What is the main NIL strategy for 2027? The strategy has four pillars: retaining key portal pieces from recent NCAA Tournament runs, upgrading the frontcourt with a rim-protecting center, securing a high-major lead guard after the point guard graduation, and converting collective dollars into revenue-share dollars under the post-House settlement cap. NIL is treated as roster capital, not booster spending.

How does Texas Tech’s NIL approach compare to Kansas or Houston? Texas Tech’s budget is roughly $1M–$2M below Kansas’s top-tier spending and similar to Houston’s, but the program relies on aggressive collective coordination rather than brand equity. The goal is to punch at Kansas’s weight without Kansas’s national brand recognition.

Will the Matador Club and Red Raider Club continue to lead fundraising? Yes, both collectives remain central. The Matador Club focuses on men’s basketball specifically, while the Red Raider Club handles broader athletic NIL. Together, they manage the $5M–$6M budget and are expected to increase donor engagement as revenue-sharing rules evolve.

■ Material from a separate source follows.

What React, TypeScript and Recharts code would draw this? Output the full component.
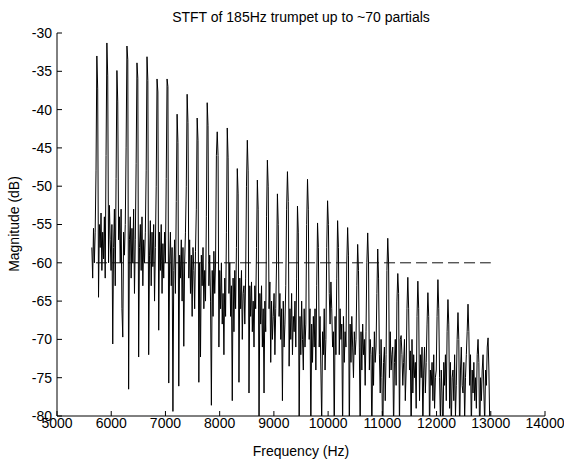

What position does Texas Tech most need to address with NIL in 2027? The top priority is a true rim-protecting center for the frontcourt, followed by a high-major lead guard to replace the departing point guard. Retaining the portal pieces that fueled the Sweet 16 and Elite Eight runs is equally critical to maintaining roster continuity.

How will the House settlement impact Texas Tech’s NIL strategy? The settlement allows schools to directly share revenue with athletes, so Texas Tech aims to convert some collective NIL dollars into revenue-share payments. This shift could stabilize the budget and reduce reliance on booster-funded collectives, though the exact split is still being finalized.

Bottom Line

Texas Tech's 2027 NIL strategy is not about outspending Kansas — it's about spending smarter than every program ranked between 8th and 25th nationally. The Matador Club is a top-five collective by checkbook; the question for McCasland is whether the program can match that financial firepower with disciplined cap allocation, ruthless retention timing, and a coaching staff stable enough to keep the donor base writing checks. Get those three right and the Red Raiders are a perennial top-15 program. Get them wrong and Tech becomes the cautionary tale of NIL money chasing wins instead of building them.